Your objective: Go through the lines below and copy each one that holds the string "size".

Dataset content:
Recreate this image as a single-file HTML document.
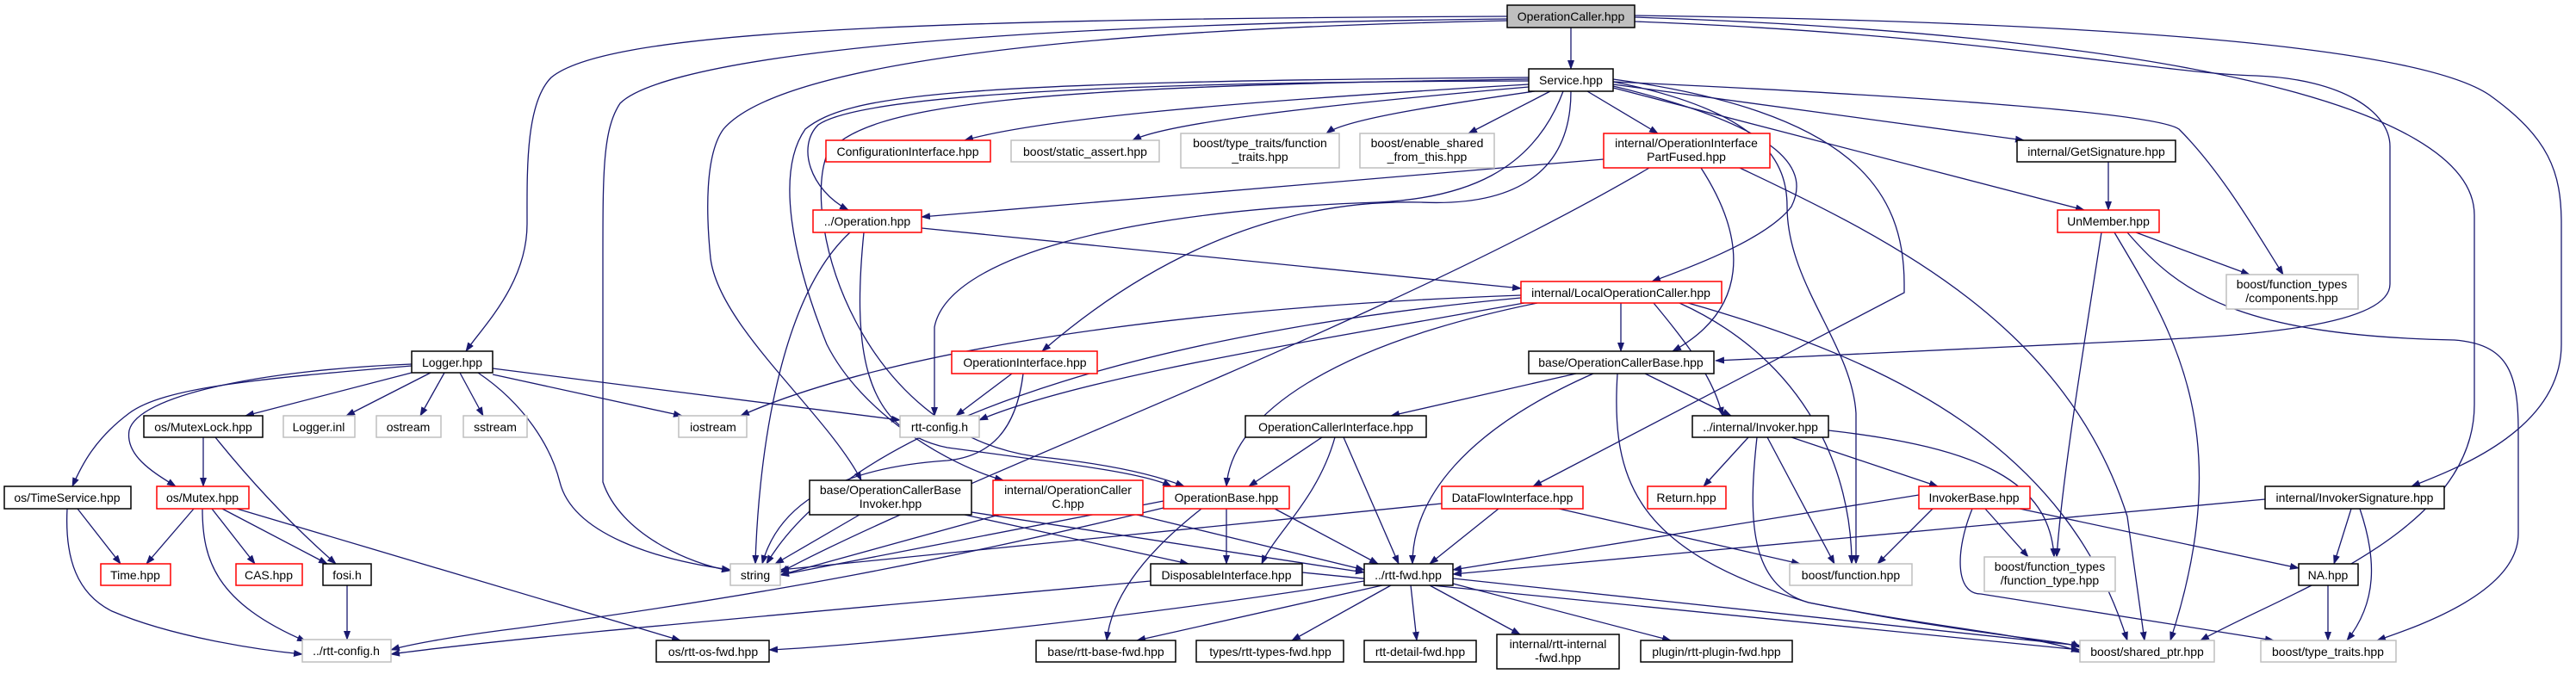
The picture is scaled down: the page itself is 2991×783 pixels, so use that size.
<!DOCTYPE html>
<html><head><meta charset="utf-8"><style>
html,body{margin:0;padding:0;background:#fff;}
svg{display:block;}
text{font-family:"Liberation Sans",sans-serif;font-size:14px;fill:#000;}
.e{fill:none;stroke:#191970;stroke-width:1.3;}
.b{fill:#fff;stroke:#000;stroke-width:1.5;}
.r{fill:#fff;stroke:#ff0000;stroke-width:1.5;}
.g{fill:#fff;stroke:#bfbfbf;stroke-width:1.5;}
</style></head><body>
<svg width="2991" height="783" viewBox="0 0 2991 783" xmlns="http://www.w3.org/2000/svg">
<defs><marker id="a" markerWidth="11" markerHeight="8" refX="10" refY="4" orient="auto" markerUnits="userSpaceOnUse"><path d="M0,0 L11,4 L0,8 z" fill="#191970"/></marker></defs>
<g class="e" marker-end="url(#a)">
<path d="M1824,32 L1824,80"/>
<path d="M1750,19 C1000,22 700,40 640,90 C610,120 612,200 612,260 C612,330 560,380 541,408"/>
<path d="M1750,22 C1000,30 760,80 720,120 C700,150 700,200 700,300 L700,560 C720,620 800,655 848,663"/>
<path d="M1750,24 C1200,35 900,80 840,150 C818,180 820,250 825,300 C835,380 960,480 1000,558"/>
<path d="M1898,25 C2300,40 2500,85 2620,88 C2720,92 2775,130 2775,170 L2775,330 C2775,380 2600,390 2500,395 L1992,419"/>
<path d="M1898,18 C2400,25 2800,50 2890,110 C2960,160 2974,200 2974,260 L2974,400 C2974,500 2850,545 2800,565"/>
<path d="M1898,20 C2500,40 2873,120 2873,250 L2873,470 C2873,620 2650,690 2555,744"/>
<path d="M1873,95 C2050,130 2075,190 2075,240 C2075,330 2150,400 2155,480 L2155,655"/>
<path d="M1873,92 C2150,130 2211,220 2211,330 L2211,340 L1780,565"/>
<path d="M1775,98 C1400,120 1200,140 1120,163"/>
<path d="M1775,101 C1500,125 1350,145 1315,163"/>
<path d="M1782,106 C1650,125 1560,140 1540,155"/>
<path d="M1800,106 L1705,155"/>
<path d="M1843,106 L1925,155"/>
<path d="M1775,94 C1300,95 1000,110 950,145 C925,170 940,220 985,244"/>
<path d="M1815,106 C1780,200 1700,230 1600,235 C1300,245 1100,300 1085,380 L1085,483"/>
<path d="M1824,106 C1824,200 1760,240 1650,235 C1450,230 1300,330 1210,408"/>
<path d="M1775,90 C1100,95 985,110 935,150 C900,200 920,300 960,400 C1000,480 1100,540 1165,558"/>
<path d="M1775,92 C1200,100 1000,120 960,180 C930,260 1000,500 1200,530 C1300,540 1350,555 1375,565"/>
<path d="M1873,100 C2080,150 2100,200 2080,240 C2050,280 1950,315 1918,327"/>
<path d="M1873,98 L2350,163"/>
<path d="M1873,102 L2420,244"/>
<path d="M1873,95 C2200,110 2500,130 2530,150 C2580,200 2620,270 2651,319"/>
<path d="M1862,185 L1070,252"/>
<path d="M1975,195 C2030,280 2030,360 1942,408"/>
<path d="M2020,195 C2200,280 2400,380 2470,600 L2490,744"/>
<path d="M1915,195 C1600,380 1100,560 906,665"/>
<path d="M1070,265 L1766,335"/>
<path d="M987,270 C900,350 880,550 877,655"/>
<path d="M1003,270 C990,400 1000,500 1100,520 C1250,540 1330,550 1360,565"/>
<path d="M1882,352 L1882,408"/>
<path d="M1920,352 C1960,400 1990,440 2000,483"/>
<path d="M1766,343 C1300,360 1000,420 860,483"/>
<path d="M1766,346 C1400,380 1000,470 890,655"/>
<path d="M1770,352 C1500,400 1250,440 1137,488"/>
<path d="M1785,352 C1550,400 1430,480 1424,565"/>
<path d="M1950,352 C2100,420 2150,550 2150,655"/>
<path d="M1960,352 C2200,420 2400,520 2470,744"/>
<path d="M2448,188 L2448,244"/>
<path d="M2480,270 L2612,319"/>
<path d="M2440,270 C2420,400 2395,550 2388,647"/>
<path d="M2455,270 C2520,380 2600,500 2520,744"/>
<path d="M2470,270 C2530,340 2600,390 2850,395 C2910,400 2924,430 2924,500 L2924,620 C2924,690 2800,730 2760,744"/>
<path d="M478,433 L285,483"/>
<path d="M500,433 L402,483"/>
<path d="M516,433 L488,483"/>
<path d="M534,433 L561,483"/>
<path d="M478,425 C300,440 190,450 150,480 C110,510 95,540 84,565"/>
<path d="M478,423 C300,430 160,460 150,500 C145,530 180,550 204,565"/>
<path d="M555,433 C610,470 640,520 650,560 C665,620 760,650 848,662"/>
<path d="M572,435 L792,483"/>
<path d="M572,428 L1045,488"/>
<path d="M236,508 L236,565"/>
<path d="M250,508 C300,570 350,620 390,655"/>
<path d="M90,591 L140,655"/>
<path d="M78,591 C75,650 90,690 130,710 C200,740 300,755 351,760"/>
<path d="M225,591 L170,655"/>
<path d="M246,591 L296,655"/>
<path d="M258,591 L380,655"/>
<path d="M235,591 C235,650 250,700 355,745"/>
<path d="M275,591 L790,744"/>
<path d="M403,680 L403,743"/>
<path d="M1351,590 C1100,650 900,690 600,730 C520,740 470,750 454,755"/>
<path d="M1336,675 C900,715 600,740 454,760"/>
<path d="M1584,675 C1300,720 1000,750 893,755"/>
<path d="M1175,434 L1110,483"/>
<path d="M1188,434 C1180,500 1150,530 1100,535 C950,545 900,600 885,655"/>
<path d="M1830,434 L1615,483"/>
<path d="M1850,434 C1700,500 1640,580 1640,655"/>
<path d="M1910,434 L2010,483"/>
<path d="M1878,434 C1870,560 1900,640 2100,700 C2300,740 2400,744 2415,752"/>
<path d="M1535,508 L1450,565"/>
<path d="M1550,508 C1530,580 1480,620 1465,655"/>
<path d="M1560,508 L1624,655"/>
<path d="M2030,508 L1978,565"/>
<path d="M2052,508 L2130,655"/>
<path d="M2080,508 L2250,565"/>
<path d="M2123,500 C2300,520 2380,560 2385,647"/>
<path d="M2040,508 C2030,600 2030,680 2100,700 C2250,730 2380,740 2415,758"/>
<path d="M1674,585 L906,662"/>
<path d="M1740,591 L1660,655"/>
<path d="M1810,591 L2090,655"/>
<path d="M2228,575 L1687,662"/>
<path d="M2630,580 L1687,667"/>
<path d="M2244,591 L2180,655"/>
<path d="M2305,591 L2355,647"/>
<path d="M2345,591 L2669,660"/>
<path d="M2290,591 C2270,640 2270,690 2300,690 L2640,744"/>
<path d="M2730,591 L2710,655"/>
<path d="M2740,591 C2760,650 2760,700 2725,744"/>
<path d="M2703,680 L2703,744"/>
<path d="M1605,680 L1320,744"/>
<path d="M1615,680 L1500,744"/>
<path d="M1638,680 L1645,744"/>
<path d="M1660,680 L1765,737"/>
<path d="M1687,678 L1940,744"/>
<path d="M1687,672 L2415,750"/>
<path d="M1351,582 L906,668"/>
<path d="M1424,591 L1424,655"/>
<path d="M1480,591 L1600,655"/>
<path d="M1395,591 C1320,650 1290,700 1285,744"/>
<path d="M998,598 L900,655"/>
<path d="M1120,598 L1380,655"/>
<path d="M1128,595 L1584,665"/>
<path d="M1160,598 L906,668"/>
<path d="M1320,598 L1584,662"/>
<path d="M1512,665 L2415,755"/>
</g>
<g text-anchor="middle">
<rect x="1750" y="6" width="148" height="26" fill="#bfbfbf" stroke="#000" stroke-width="1.5"/><text x="1824" y="24">OperationCaller.hpp</text>
<rect class="b" x="1775" y="80" width="98" height="26"/><text x="1824" y="98">Service.hpp</text>
<rect class="b" x="478" y="408" width="94" height="25"/><text x="525" y="426">Logger.hpp</text>
<rect class="b" x="167" y="483" width="138" height="25"/><text x="236" y="501">os/MutexLock.hpp</text>
<rect class="g" x="329" y="483" width="83" height="25"/><text x="370" y="501">Logger.inl</text>
<rect class="g" x="437" y="483" width="75" height="25"/><text x="474" y="501">ostream</text>
<rect class="g" x="538" y="483" width="74" height="25"/><text x="575" y="501">sstream</text>
<rect class="b" x="5" y="565" width="147" height="26"/><text x="78" y="583">os/TimeService.hpp</text>
<rect class="r" x="182" y="565" width="107" height="26"/><text x="235" y="583">os/Mutex.hpp</text>
<rect class="r" x="117" y="655" width="81" height="25"/><text x="157" y="673">Time.hpp</text>
<rect class="r" x="274" y="655" width="77" height="25"/><text x="312" y="673">CAS.hpp</text>
<rect class="b" x="375" y="655" width="56" height="25"/><text x="403" y="673">fosi.h</text>
<rect class="g" x="351" y="743" width="103" height="26"/><text x="402" y="761">../rtt-config.h</text>
<rect class="r" x="959" y="163" width="191" height="25"/><text x="1054" y="181">ConfigurationInterface.hpp</text>
<rect class="g" x="1174" y="163" width="172" height="25"/><text x="1260" y="181">boost/static_assert.hpp</text>
<rect class="g" x="1371" y="155" width="184" height="40"/><text x="1463" y="171">boost/type_traits/function</text><text x="1463" y="187">_traits.hpp</text>
<rect class="r" x="944" y="244" width="126" height="26"/><text x="1007" y="262">../Operation.hpp</text>
<rect class="g" x="1579" y="155" width="156" height="40"/><text x="1657" y="171">boost/enable_shared</text><text x="1657" y="187">_from_this.hpp</text>
<rect class="r" x="1862" y="155" width="193" height="40"/><text x="1958" y="171">internal/OperationInterface</text><text x="1958" y="187">PartFused.hpp</text>
<rect class="r" x="1766" y="327" width="233" height="25"/><text x="1882" y="345">internal/LocalOperationCaller.hpp</text>
<rect class="b" x="2342" y="163" width="184" height="25"/><text x="2434" y="181">internal/GetSignature.hpp</text>
<rect class="r" x="2389" y="244" width="118" height="26"/><text x="2448" y="262">UnMember.hpp</text>
<rect class="g" x="2585" y="319" width="153" height="40"/><text x="2661" y="335">boost/function_types</text><text x="2661" y="351">/components.hpp</text>
<rect class="r" x="1105" y="408" width="169" height="26"/><text x="1190" y="426">OperationInterface.hpp</text>
<rect class="g" x="788" y="483" width="79" height="25"/><text x="828" y="501">iostream</text>
<rect class="g" x="1045" y="483" width="92" height="25"/><text x="1091" y="501">rtt-config.h</text>
<rect class="b" x="940" y="558" width="188" height="40"/><text x="1034" y="574">base/OperationCallerBase</text><text x="1034" y="590">Invoker.hpp</text>
<rect class="r" x="1153" y="558" width="174" height="40"/><text x="1240" y="574">internal/OperationCaller</text><text x="1240" y="590">C.hpp</text>
<rect class="r" x="1351" y="565" width="146" height="26"/><text x="1424" y="583">OperationBase.hpp</text>
<rect class="g" x="848" y="655" width="58" height="25"/><text x="877" y="673">string</text>
<rect class="b" x="1336" y="655" width="176" height="25"/><text x="1424" y="673">DisposableInterface.hpp</text>
<rect class="b" x="762" y="744" width="131" height="25"/><text x="828" y="762">os/rtt-os-fwd.hpp</text>
<rect class="b" x="1203" y="744" width="162" height="25"/><text x="1284" y="762">base/rtt-base-fwd.hpp</text>
<rect class="b" x="1389" y="744" width="171" height="25"/><text x="1475" y="762">types/rtt-types-fwd.hpp</text>
<rect class="b" x="1775" y="408" width="215" height="26"/><text x="1882" y="426">base/OperationCallerBase.hpp</text>
<rect class="b" x="1446" y="483" width="210" height="25"/><text x="1551" y="501">OperationCallerInterface.hpp</text>
<rect class="b" x="1965" y="483" width="158" height="25"/><text x="2044" y="501">../internal/Invoker.hpp</text>
<rect class="r" x="1674" y="565" width="164" height="26"/><text x="1756" y="583">DataFlowInterface.hpp</text>
<rect class="r" x="1913" y="565" width="91" height="26"/><text x="1958" y="583">Return.hpp</text>
<rect class="b" x="1584" y="655" width="103" height="25"/><text x="1635" y="673">../rtt-fwd.hpp</text>
<rect class="g" x="2078" y="655" width="142" height="25"/><text x="2149" y="673">boost/function.hpp</text>
<rect class="b" x="1584" y="744" width="130" height="25"/><text x="1649" y="762">rtt-detail-fwd.hpp</text>
<rect class="b" x="1738" y="737" width="142" height="40"/><text x="1809" y="753">internal/rtt-internal</text><text x="1809" y="769">-fwd.hpp</text>
<rect class="b" x="1905" y="744" width="176" height="25"/><text x="1993" y="762">plugin/rtt-plugin-fwd.hpp</text>
<rect class="r" x="2228" y="565" width="129" height="26"/><text x="2292" y="583">InvokerBase.hpp</text>
<rect class="b" x="2630" y="565" width="208" height="26"/><text x="2734" y="583">internal/InvokerSignature.hpp</text>
<rect class="g" x="2304" y="647" width="152" height="40"/><text x="2380" y="663">boost/function_types</text><text x="2380" y="679">/function_type.hpp</text>
<rect class="b" x="2669" y="655" width="69" height="25"/><text x="2703" y="673">NA.hpp</text>
<rect class="g" x="2415" y="744" width="156" height="25"/><text x="2493" y="762">boost/shared_ptr.hpp</text>
<rect class="g" x="2625" y="744" width="157" height="25"/><text x="2703" y="762">boost/type_traits.hpp</text>
</g>
</svg>
</body></html>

Response to the exercise:
The picture is scaled down: the page itself is 2991×783 pixels, so use that size.
text{font-family:"Liberation Sans",sans-serif;font-size:14px;fill:#000;}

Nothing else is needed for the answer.